The Reserve Bank of Australia (RBA) did as expected by analysts at its monthly board meeting today deciding to leave the official cash rate unchanged at 4.5 percent.
The RBA raised concerns over the the ‘sovereign debt crisis’ enveloping Greece with the sovereign creditworthiness of several other European countries also a focus of financial markets. The RBA cited a fall in equity prices as well as long-term government bond rates for the countries least affected by the sovereign debt crisis.
As a result of the intenational instability the Australian dollar fell sharply, with the RBA still evaluating how this will play out with regards to domestic inflation pressures with imported goods increasing in price.
The EU has worked hard to contain the Greek sovereign debt crisis, however the RBA is still concerned over how this will play out and is adopting a wait and see approach to the actions of European nations to bring budget deficits down and stabilise debt over time.
With Australia’s increasingly high terms of trade the RBA expects output growth over the next 12 months to be about trend, despite earlier stimulatory policy effects subsiding.
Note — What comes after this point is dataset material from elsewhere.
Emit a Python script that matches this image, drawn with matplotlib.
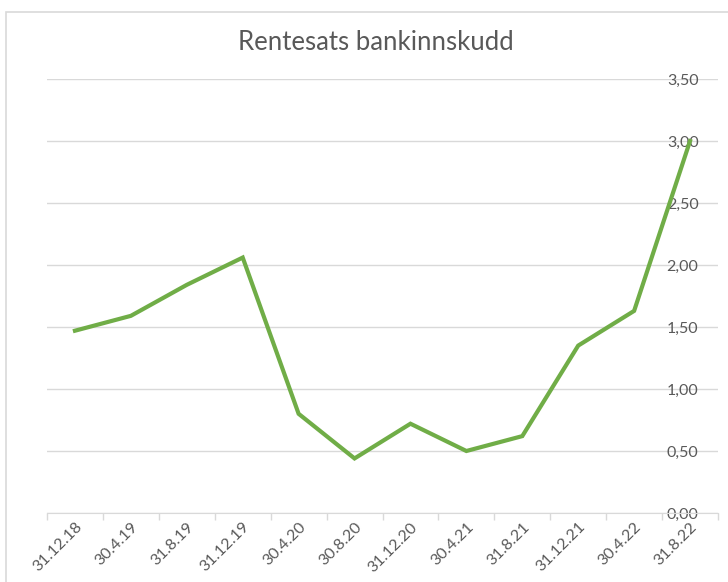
import matplotlib.pyplot as plt
from matplotlib.patches import Rectangle

# Data
datoer = ["31.12.18", "30.4.19", "31.8.19", "31.12.19", "30.4.20", "30.8.20",
          "31.12.20", "30.4.21", "31.8.21", "31.12.21", "30.4.22", "31.8.22"]
rente = [1.47, 1.59, 1.84, 2.06, 0.80, 0.44, 0.72, 0.50, 0.62, 1.35, 1.63, 3.00]
yticks = [0.0, 0.5, 1.0, 1.5, 2.0, 2.5, 3.0, 3.5]

plt.rcParams["font.family"] = ["Lato", "DejaVu Sans"]
grey = "#d9d9d9"
txt = "#595959"

fig = plt.figure(figsize=(7.28, 5.82), dpi=100)
ax = fig.add_axes([47 / 728, 1 - 513 / 582, 671 / 728, 434 / 582])

x = range(len(datoer))
ax.plot(x, rente, color="#70ad47", lw=3, solid_joinstyle="miter", zorder=3)

ax.set_xlim(-0.5, len(datoer) - 0.5)
ax.set_ylim(0, 3.5)
ax.set_yticks(yticks)
ax.set_yticklabels([f"{v:.2f}".replace(".", ",") for v in yticks])
ax.yaxis.tick_right()
ax.tick_params(axis="y", length=0, pad=-14, labelsize=11.5, labelcolor=txt)
for tl in ax.get_yticklabels():
    tl.set_horizontalalignment("right")
    tl.set_verticalalignment("center_baseline")
ax.grid(axis="y", color=grey, lw=1)
ax.set_axisbelow(True)

# kategoriakse med streker mellom kategoriene
ax.set_xticks([i - 0.5 for i in range(len(datoer) + 1)], minor=True)
ax.set_xticks(list(x))
ax.set_xticklabels(datoer, rotation=45, ha="right", rotation_mode="anchor")
ax.tick_params(axis="x", which="major", length=0, pad=5, labelsize=11.5, labelcolor=txt)
ax.tick_params(axis="x", which="minor", length=5, color=grey, width=1)

for s in ("top", "left", "right"):
    ax.spines[s].set_visible(False)
ax.spines["bottom"].set_color(grey)

fig.text(376 / 728, 1 - 42 / 582, "Rentesats bankinnskudd", ha="center", va="center",
         fontsize=18.5, color=txt)

fig.patches.append(Rectangle((6 / 728, -0.1), 1.2, 1 - 12 / 582 + 0.1,
                             transform=fig.transFigure, fill=False,
                             edgecolor=grey, lw=1.2))

fig.savefig("out.png", dpi=100)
With inflation likely to be in the upper half of the target zone over the next year as a result.
Consistent with the minutes of the RBA’s last statement, the Reserve Board feels that interest rates to borrowers are around their average levels of the past decade, which is a significant adjustment from the very expansionary settings reached a year ago. Taking all the available information into account, the RBA Board views this as the correct interest rate in the ‘near term’, suggesting Australia may enjoy a few months before further increases are likely.